Meetings planned on density mapping
The Daily Inter Lake
The Flathead County commissioners told planning officials to take a proposal to the public on calculating the best housing densities on unzoned land.
Although no formal vote was taken Monday, all three commissioners individually said that the county's planning department and Planning Board should hold public meetings in April to get feedback on the plan.
Then planning officials are to return to the commissioners in May to provide that feedback.
A schedule for those public sessions -possibly six -has not been set yet.
The concept is called a Development Predictability Map.
Its purpose is to map out the most ideal densities for the county's unzoned land, without zoning's regulatory clout.
The concept is strictly for the county's unzoned land, which is about two-thirds of its private lands.
The idea is to lock down some factors and figures that developers and county planners can use to predict an ideal density of houses per acre on unzoned land.
The draft plan covers only proposed densities.
The plan cannot enforce those formulaic densities but developers would be required to consider those densities and come up with valid reasons not to comply with them.
The plan - using computer-generated density maps - would not be used for other subdivision-related decisions such as land uses, setbacks, building heights and other factors.
The sought-after feedback includes whether a Development Predictability Map approach is desirable, what factors should be used to determine an ideal density for an area, and what the actual numbers should be to choose one ideal density over another.
A basic thread throughout the proposed Development Predictability Map is measuring the times it takes to drive from specific basic services to a new house or new group of houses in an unzoned area.
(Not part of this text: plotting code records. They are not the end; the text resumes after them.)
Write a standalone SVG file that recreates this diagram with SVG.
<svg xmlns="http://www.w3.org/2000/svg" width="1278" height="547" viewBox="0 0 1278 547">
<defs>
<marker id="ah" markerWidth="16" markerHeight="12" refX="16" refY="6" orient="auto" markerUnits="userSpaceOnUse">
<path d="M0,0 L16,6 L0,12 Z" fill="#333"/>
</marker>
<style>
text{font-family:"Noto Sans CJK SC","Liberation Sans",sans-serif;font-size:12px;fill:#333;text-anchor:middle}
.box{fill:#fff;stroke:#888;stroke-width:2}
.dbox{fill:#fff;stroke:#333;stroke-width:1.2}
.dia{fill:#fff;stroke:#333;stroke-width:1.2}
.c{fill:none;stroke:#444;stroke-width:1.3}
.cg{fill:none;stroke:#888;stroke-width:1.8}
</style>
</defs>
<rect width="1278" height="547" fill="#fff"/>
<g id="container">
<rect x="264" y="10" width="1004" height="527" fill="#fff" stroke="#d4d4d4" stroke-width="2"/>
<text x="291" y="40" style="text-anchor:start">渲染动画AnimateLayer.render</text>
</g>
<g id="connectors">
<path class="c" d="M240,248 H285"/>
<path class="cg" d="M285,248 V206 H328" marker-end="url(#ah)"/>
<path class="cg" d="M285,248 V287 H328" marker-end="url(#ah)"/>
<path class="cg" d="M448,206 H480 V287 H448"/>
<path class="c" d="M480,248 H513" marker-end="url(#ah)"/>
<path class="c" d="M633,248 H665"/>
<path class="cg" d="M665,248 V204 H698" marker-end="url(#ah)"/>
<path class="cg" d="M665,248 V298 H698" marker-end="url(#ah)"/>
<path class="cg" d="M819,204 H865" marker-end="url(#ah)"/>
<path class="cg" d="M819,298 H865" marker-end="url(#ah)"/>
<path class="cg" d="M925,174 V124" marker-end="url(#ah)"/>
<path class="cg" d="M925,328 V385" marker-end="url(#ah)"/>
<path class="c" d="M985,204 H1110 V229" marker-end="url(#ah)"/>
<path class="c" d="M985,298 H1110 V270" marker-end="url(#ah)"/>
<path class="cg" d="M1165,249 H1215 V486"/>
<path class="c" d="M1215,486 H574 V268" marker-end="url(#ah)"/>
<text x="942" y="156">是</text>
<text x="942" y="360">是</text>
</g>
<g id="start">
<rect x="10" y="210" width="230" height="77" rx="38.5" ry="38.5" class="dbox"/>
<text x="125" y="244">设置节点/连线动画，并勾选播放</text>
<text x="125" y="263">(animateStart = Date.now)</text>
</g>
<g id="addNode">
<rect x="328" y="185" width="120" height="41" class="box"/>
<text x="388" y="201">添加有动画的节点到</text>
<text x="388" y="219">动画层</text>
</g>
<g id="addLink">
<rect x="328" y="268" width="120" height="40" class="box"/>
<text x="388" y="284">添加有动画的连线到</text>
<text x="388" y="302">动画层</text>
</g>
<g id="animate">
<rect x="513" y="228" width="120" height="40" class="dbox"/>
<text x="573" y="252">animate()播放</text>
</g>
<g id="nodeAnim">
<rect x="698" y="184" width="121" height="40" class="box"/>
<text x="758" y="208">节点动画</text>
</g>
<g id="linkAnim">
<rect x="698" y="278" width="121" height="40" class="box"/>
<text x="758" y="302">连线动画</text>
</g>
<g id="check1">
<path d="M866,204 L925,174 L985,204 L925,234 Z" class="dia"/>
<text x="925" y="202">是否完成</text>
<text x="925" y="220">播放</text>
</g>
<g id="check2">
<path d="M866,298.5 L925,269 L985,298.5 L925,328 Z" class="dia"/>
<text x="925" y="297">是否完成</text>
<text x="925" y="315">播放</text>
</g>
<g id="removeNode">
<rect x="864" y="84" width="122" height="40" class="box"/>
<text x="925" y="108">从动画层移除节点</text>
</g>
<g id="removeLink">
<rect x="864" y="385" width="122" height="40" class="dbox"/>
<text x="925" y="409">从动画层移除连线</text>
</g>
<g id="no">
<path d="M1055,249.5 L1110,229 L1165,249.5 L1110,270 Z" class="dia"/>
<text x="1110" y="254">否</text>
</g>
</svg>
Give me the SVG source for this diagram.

The Planning Board committee suggested that the following factors be considered:
n Fire-station locations and response times for fire trucks to reach a burning house over back roads.
n The time and distance that a home or homes are from basic commercial services such as gas and food.
n Is a development on a 100-year flood plain?
n What type of roads connect a group of homes to other services?
n Driving distances and times to schools.
Planning officials said this list could be expanded, trimmed or otherwise changed after receiving public feedback.